A Crime of the Heart
Some time ago a friend of mine recommended A Crime of the Heart as a good cry-your-eyes-out kind of read. I am only occasionally in the mood to cry my eyes out, so this one has sat neglected in the TBR for at least a year. But as I was picking out books to read for my week at the cottage, my fingers halted over this spine. It’s been awhile since read Reavis, I thought, why not? Now I’m wondering why in the heck I’m not reading more Cheryl Reavis?”
A Crime of the Heart is a tearjerker because it’s an Amish book and revolves around the dilemma of choosing between love and being Amish. For many years Quinn Tyler and Adam Sauder were the best of friends. Quinn’s mother, though “English,” taught the local Amish kids, and Quinn spent every moment she could in Adam’s house. When they grew to be older, however, this friendship became dangerous, and Adam’s father, Jacob, sought to separate the two of them. In love and in angry reaction, the two of them became secret lovers. And then Quinn got pregnant.
Quinn loved Adam’s Amishness. She always wanted to be Amish herself. The one thing she couldn’t bear to take away from Adam was his way of living and his family. So she went away and found a family who wanted to adopt her son. And then she went into a lengthy mourning for her lost baby and her lost lover. Eleven years later she returns to Lancaster County and buys up what she can of what had been her father’s farm. Life as a head accountant for a brokerage firm in Philadelphia has given her a bleeding ulcer, and she’s decided to work from home and at a slower pace. Almost immediately upon her return she runs into Adam – he’s been hired as a contracted carpenter to help repair her kitchen. Sparks fly between them, but is it love or hate? Will they be able to move beyond what happened between them so long ago?
Where to start, where to start? There’s lots of rich stuff to talk about here. The conflict that Reavis sets up between Adam and Quinn is a throat clogger. Quinn loves the Amish, Quinn can’t be Amish, Adam can’t be Amish if he marries her, Adam can’t live without Quinn. There is just no way tears aren’t going to be shed. Reavis does a nice job of telling the story of their childhood love in a short page space. She also clearly respects the Amish way of life and manages to incorporate a lot of detail about Plain living without it sounding like textbook introduction.
Adam’s family also comes to life, and even when they are actively campaigning against Adam and Quinn’s relationship, they don’t seem like terrible people. Rather they seem like loving people who want their family to be whole and want their way of life to continue. They are also humble and not afraid to ask forgiveness or to give it. Some of the most poignant scenes involve Adam’s father Jacob and Quinn. And Adam’s little brother, Daniel, is so sweet and funny. His speech is endearing too, as his native language is a dialect of German and so his English is interestingly expressive of his thoughts.
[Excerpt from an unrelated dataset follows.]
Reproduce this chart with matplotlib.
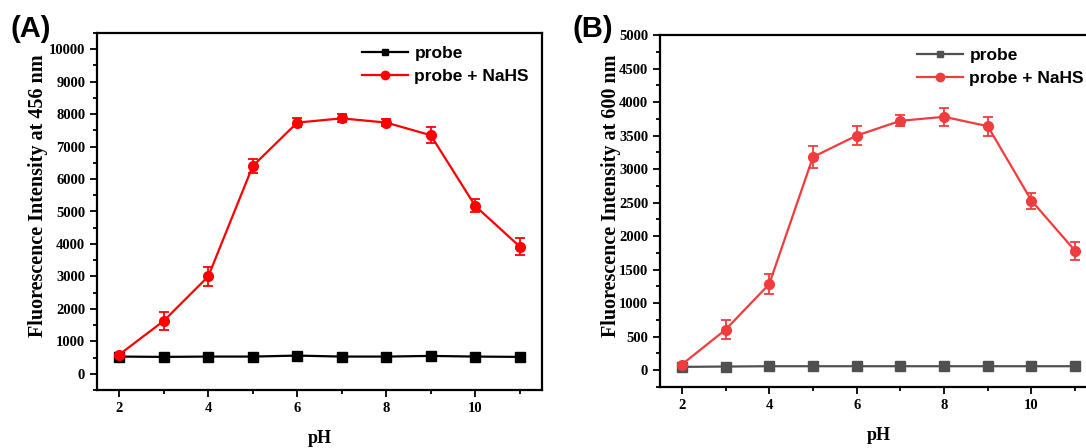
import matplotlib.pyplot as plt
from matplotlib.lines import Line2D
from matplotlib.ticker import MultipleLocator

# pH values shared by both panels
ph = [2, 3, 4, 5, 6, 7, 8, 9, 10, 11]

# panel A: emission at 456 nm
a_probe = [530, 520, 530, 530, 560, 530, 530, 550, 530, 520]
a_probe_err = [40, 40, 40, 40, 40, 40, 40, 40, 40, 40]
a_nahs = [590, 1630, 3000, 6400, 7740, 7870, 7740, 7350, 5170, 3920]
a_nahs_err = [60, 270, 300, 220, 150, 120, 110, 250, 200, 250]

# panel B: emission at 600 nm
b_probe = [50, 55, 60, 60, 60, 60, 60, 60, 60, 60]
b_probe_err = [15, 15, 15, 15, 15, 15, 15, 15, 15, 15]
b_nahs = [85, 605, 1285, 3180, 3500, 3720, 3780, 3640, 2530, 1780]
b_nahs_err = [30, 140, 150, 170, 140, 80, 130, 140, 120, 130]

W, H = 1086, 448
fig = plt.figure(figsize=(W / 100, H / 100), dpi=100)

serif = ['Liberation Serif', 'DejaVu Serif']
sans = ['Liberation Sans', 'DejaVu Sans']


def panel(rect, probe, probe_err, nahs, nahs_err, c_probe, c_nahs,
          ylim, ymaj, ymin, ylabel, label_x, tag):
    l, r, t, b = rect
    ax = fig.add_axes([l / W, 1 - b / H, (r - l) / W, (b - t) / H])
    ax.errorbar(ph, probe, yerr=probe_err, color=c_probe, marker='s', ms=6.5,
                lw=1.6, capsize=3.5, elinewidth=1.2)
    ax.errorbar(ph, nahs, yerr=nahs_err, color=c_nahs, marker='o', ms=7,
                lw=1.6, capsize=3.5, elinewidth=1.3, capthick=1.3)
    ax.set_xlim(1.5, 11.5)
    ax.set_ylim(*ylim)
    ax.xaxis.set_major_locator(MultipleLocator(2))
    ax.xaxis.set_minor_locator(MultipleLocator(1))
    ax.yaxis.set_major_locator(MultipleLocator(ymaj))
    ax.yaxis.set_minor_locator(MultipleLocator(ymin))
    ax.tick_params(which='both', direction='out', width=1.3)
    ax.tick_params(which='major', length=5)
    ax.tick_params(which='minor', length=3)
    for s in ax.spines.values():
        s.set_linewidth(1.6)
    for lab in ax.get_xticklabels() + ax.get_yticklabels():
        lab.set_family(serif)
        lab.set_fontweight('bold')
        lab.set_fontsize(10.5)
    ax.set_xlabel('pH', family=serif, fontweight='bold', fontsize=13,
                  labelpad=11)
    ax.set_ylabel(ylabel, family=serif, fontweight='bold', fontsize=14.5)
    ax.yaxis.set_label_coords((label_x - l) / (r - l), (b - 196) / (b - t))
    handles = [
        Line2D([], [], color=c_probe, marker='s', ms=5, lw=1.6),
        Line2D([], [], color=c_nahs, marker='o', ms=6, lw=1.6),
    ]
    ax.legend(handles, ['probe', 'probe + NaHS'], loc='upper right',
              frameon=False, handlelength=2.6, handletextpad=0.4,
              labelspacing=0.45, borderaxespad=0.35,
              prop={'family': sans, 'weight': 'bold', 'size': 12.5})
    fig.text((l - 87) / W, 1 - 15 / H, tag, family=sans, fontweight='bold',
             fontsize=21, va='top', ha='left')
    return ax


panel((97, 542, 33, 390), a_probe, a_probe_err, a_nahs, a_nahs_err,
      'black', '#ff0000', (-500, 10500), 1000, 500,
      'Fluorescence Intensity at 456 nm', 48, '(A)')
panel((660, 1097, 35, 387), b_probe, b_probe_err, b_nahs, b_nahs_err,
      '#505050', '#f03c3c', (-250, 5000), 500, 250,
      'Fluorescence Intensity at 600 nm', 621, '(B)')

fig.savefig('out.png', dpi=100)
The matter of the adoption of Quinn’s son is delicately handled and not presented as a whim or a mistake. Quinn wonders if she made the right decision for Adam and for her, but she never wonders if her son is being taken care of. The adoption choice is presented as a choice made out of love. Adam’s feelings about the adoption are complicated by the fact that he wasn’t involved in the decision, and his heartache comes across loud and clear, but by the book’s end he’s come to terms with it and can be at peace.
The story does have a few flaws. Adam and Quinn are developed as characters in as much as they are two halves of one whole. The flashbacks to their childhoods do tell that story. But what they’ve been doing in the interim 11 years is glossed over. Reavis also never explored Quinn’s ethnic and religious background, and in the absence of that information, one can’t help but wonder what kind of problems are likely to crop up in the marriage if the two of them can’t agree on holidays, theology, household chore division, etc. Perhaps that sounds silly, but I really wanted to know.
Silhouette Special Editions usually have a couple of love scenes, but one would have been sufficient here. The second one felt a lot like padding, and given Adam’s background, it might be more likely that he’d have waited until the wedding to celebrate the wedding night.
A Crime of the Heart is a bittersweet story of lasting love and second chances. The HEA is not without some major sacrifices, but I finished the story feeling good about these characters and their ability to persevere and make a new life and a new family for themselves. If you like books that evoke that heart-in-your-throat feeling, this would be an excellent book to track down.